>> Begin

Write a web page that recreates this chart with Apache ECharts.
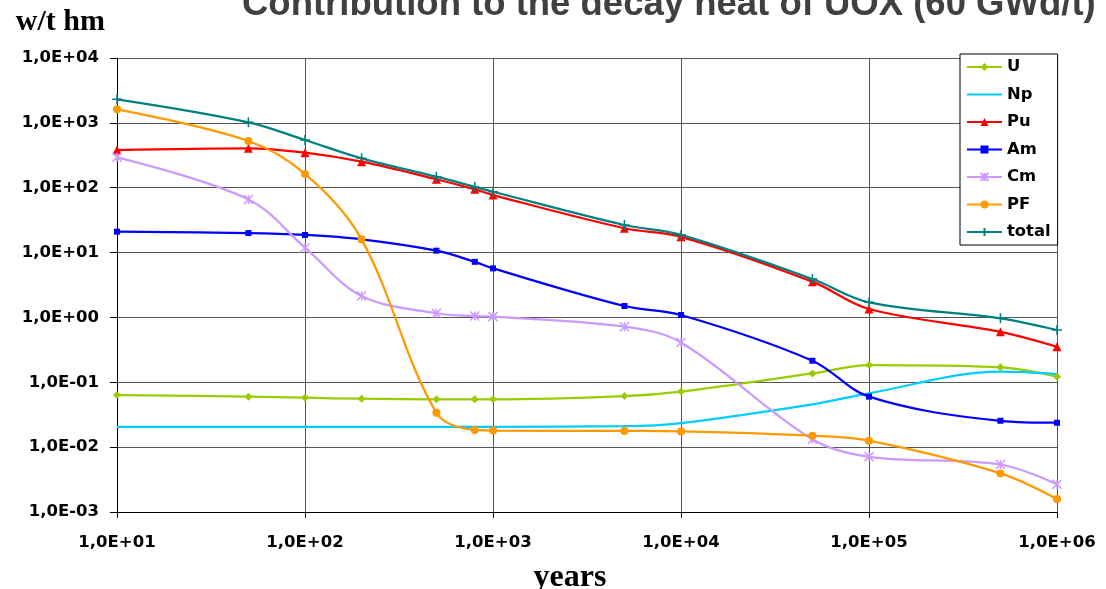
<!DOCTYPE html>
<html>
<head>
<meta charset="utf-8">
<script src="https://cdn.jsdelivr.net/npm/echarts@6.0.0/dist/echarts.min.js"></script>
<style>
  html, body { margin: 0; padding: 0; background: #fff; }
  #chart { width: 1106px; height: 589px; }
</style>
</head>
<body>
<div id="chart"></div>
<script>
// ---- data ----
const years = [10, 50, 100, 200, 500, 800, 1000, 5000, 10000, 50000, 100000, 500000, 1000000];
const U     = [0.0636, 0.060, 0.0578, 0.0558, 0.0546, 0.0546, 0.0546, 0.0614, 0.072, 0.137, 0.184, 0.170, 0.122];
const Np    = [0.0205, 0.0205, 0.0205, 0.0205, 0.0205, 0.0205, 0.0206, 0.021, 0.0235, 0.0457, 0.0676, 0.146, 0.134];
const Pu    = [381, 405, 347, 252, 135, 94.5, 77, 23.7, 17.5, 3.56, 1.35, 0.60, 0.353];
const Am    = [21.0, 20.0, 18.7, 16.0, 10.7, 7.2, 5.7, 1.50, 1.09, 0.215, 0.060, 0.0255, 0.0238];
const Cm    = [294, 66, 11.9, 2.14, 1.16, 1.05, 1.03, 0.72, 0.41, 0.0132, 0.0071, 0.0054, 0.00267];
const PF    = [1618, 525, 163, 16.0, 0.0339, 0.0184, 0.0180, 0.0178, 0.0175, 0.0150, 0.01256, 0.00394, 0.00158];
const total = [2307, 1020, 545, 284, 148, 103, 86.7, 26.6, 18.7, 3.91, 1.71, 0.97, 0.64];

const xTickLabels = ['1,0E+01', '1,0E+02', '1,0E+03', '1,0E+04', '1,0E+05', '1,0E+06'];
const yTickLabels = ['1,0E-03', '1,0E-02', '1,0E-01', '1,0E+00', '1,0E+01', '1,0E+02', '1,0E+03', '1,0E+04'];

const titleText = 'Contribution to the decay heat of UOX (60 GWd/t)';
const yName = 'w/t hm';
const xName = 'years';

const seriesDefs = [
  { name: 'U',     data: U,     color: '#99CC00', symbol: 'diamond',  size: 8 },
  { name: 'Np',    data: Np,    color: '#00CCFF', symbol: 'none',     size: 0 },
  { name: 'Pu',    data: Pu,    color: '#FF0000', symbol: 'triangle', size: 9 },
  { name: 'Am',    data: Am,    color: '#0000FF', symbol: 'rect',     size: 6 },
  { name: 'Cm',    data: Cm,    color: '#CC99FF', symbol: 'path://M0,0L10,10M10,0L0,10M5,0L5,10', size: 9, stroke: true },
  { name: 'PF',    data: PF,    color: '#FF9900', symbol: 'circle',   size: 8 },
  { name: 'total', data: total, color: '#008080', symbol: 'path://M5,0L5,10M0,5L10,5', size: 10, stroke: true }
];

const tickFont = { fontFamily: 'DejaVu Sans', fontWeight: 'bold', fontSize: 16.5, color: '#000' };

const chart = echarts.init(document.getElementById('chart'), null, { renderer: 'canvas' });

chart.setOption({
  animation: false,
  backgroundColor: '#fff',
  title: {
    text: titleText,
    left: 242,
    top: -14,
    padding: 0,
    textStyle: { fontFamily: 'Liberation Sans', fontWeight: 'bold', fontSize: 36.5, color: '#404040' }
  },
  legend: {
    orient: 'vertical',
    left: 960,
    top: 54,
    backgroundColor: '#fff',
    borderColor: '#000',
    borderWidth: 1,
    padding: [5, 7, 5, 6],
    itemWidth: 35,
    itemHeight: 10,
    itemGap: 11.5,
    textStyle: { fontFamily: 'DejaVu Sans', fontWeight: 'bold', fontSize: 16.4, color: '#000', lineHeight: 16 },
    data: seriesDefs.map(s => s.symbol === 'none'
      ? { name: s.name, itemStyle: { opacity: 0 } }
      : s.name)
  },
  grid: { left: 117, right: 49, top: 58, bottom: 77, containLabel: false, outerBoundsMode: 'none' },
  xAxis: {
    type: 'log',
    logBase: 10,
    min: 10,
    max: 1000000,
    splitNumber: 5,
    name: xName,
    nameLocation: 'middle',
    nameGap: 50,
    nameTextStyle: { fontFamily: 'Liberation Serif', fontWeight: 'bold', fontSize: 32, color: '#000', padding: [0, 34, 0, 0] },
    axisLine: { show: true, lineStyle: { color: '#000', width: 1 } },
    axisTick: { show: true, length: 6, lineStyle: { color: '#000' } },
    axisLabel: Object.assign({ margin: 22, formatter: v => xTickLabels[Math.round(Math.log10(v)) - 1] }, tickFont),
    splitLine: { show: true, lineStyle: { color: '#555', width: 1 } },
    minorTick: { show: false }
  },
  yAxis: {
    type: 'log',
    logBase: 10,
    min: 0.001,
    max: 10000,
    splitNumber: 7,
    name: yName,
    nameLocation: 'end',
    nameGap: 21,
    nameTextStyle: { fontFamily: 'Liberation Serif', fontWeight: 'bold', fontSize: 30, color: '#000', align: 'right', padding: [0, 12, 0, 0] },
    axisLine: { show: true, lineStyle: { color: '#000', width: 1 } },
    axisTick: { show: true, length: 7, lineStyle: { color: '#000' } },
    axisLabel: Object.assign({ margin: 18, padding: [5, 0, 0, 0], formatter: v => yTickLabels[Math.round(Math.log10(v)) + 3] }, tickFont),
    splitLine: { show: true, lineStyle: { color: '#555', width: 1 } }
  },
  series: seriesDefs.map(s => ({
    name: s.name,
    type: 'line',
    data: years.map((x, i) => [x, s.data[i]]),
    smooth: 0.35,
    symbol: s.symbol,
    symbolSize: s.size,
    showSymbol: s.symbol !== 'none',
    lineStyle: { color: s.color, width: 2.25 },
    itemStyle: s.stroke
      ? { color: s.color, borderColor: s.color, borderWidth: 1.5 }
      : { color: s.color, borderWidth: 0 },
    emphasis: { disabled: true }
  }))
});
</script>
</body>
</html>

>> End

* Exercise details: From the top of the listing above, repeat each line exactly until you reach the line containing "const xName = 'years';", and repeat that one too. Leave the pictures out.

* Complete response:
Write a web page that recreates this chart with Apache ECharts.
<!DOCTYPE html>
<html>
<head>
<meta charset="utf-8">
<script src="https://cdn.jsdelivr.net/npm/echarts@6.0.0/dist/echarts.min.js"></script>
<style>
  html, body { margin: 0; padding: 0; background: #fff; }
  #chart { width: 1106px; height: 589px; }
</style>
</head>
<body>
<div id="chart"></div>
<script>
// ---- data ----
const years = [10, 50, 100, 200, 500, 800, 1000, 5000, 10000, 50000, 100000, 500000, 1000000];
const U     = [0.0636, 0.060, 0.0578, 0.0558, 0.0546, 0.0546, 0.0546, 0.0614, 0.072, 0.137, 0.184, 0.170, 0.122];
const Np    = [0.0205, 0.0205, 0.0205, 0.0205, 0.0205, 0.0205, 0.0206, 0.021, 0.0235, 0.0457, 0.0676, 0.146, 0.134];
const Pu    = [381, 405, 347, 252, 135, 94.5, 77, 23.7, 17.5, 3.56, 1.35, 0.60, 0.353];
const Am    = [21.0, 20.0, 18.7, 16.0, 10.7, 7.2, 5.7, 1.50, 1.09, 0.215, 0.060, 0.0255, 0.0238];
const Cm    = [294, 66, 11.9, 2.14, 1.16, 1.05, 1.03, 0.72, 0.41, 0.0132, 0.0071, 0.0054, 0.00267];
const PF    = [1618, 525, 163, 16.0, 0.0339, 0.0184, 0.0180, 0.0178, 0.0175, 0.0150, 0.01256, 0.00394, 0.00158];
const total = [2307, 1020, 545, 284, 148, 103, 86.7, 26.6, 18.7, 3.91, 1.71, 0.97, 0.64];

const xTickLabels = ['1,0E+01', '1,0E+02', '1,0E+03', '1,0E+04', '1,0E+05', '1,0E+06'];
const yTickLabels = ['1,0E-03', '1,0E-02', '1,0E-01', '1,0E+00', '1,0E+01', '1,0E+02', '1,0E+03', '1,0E+04'];

const titleText = 'Contribution to the decay heat of UOX (60 GWd/t)';
const yName = 'w/t hm';
const xName = 'years';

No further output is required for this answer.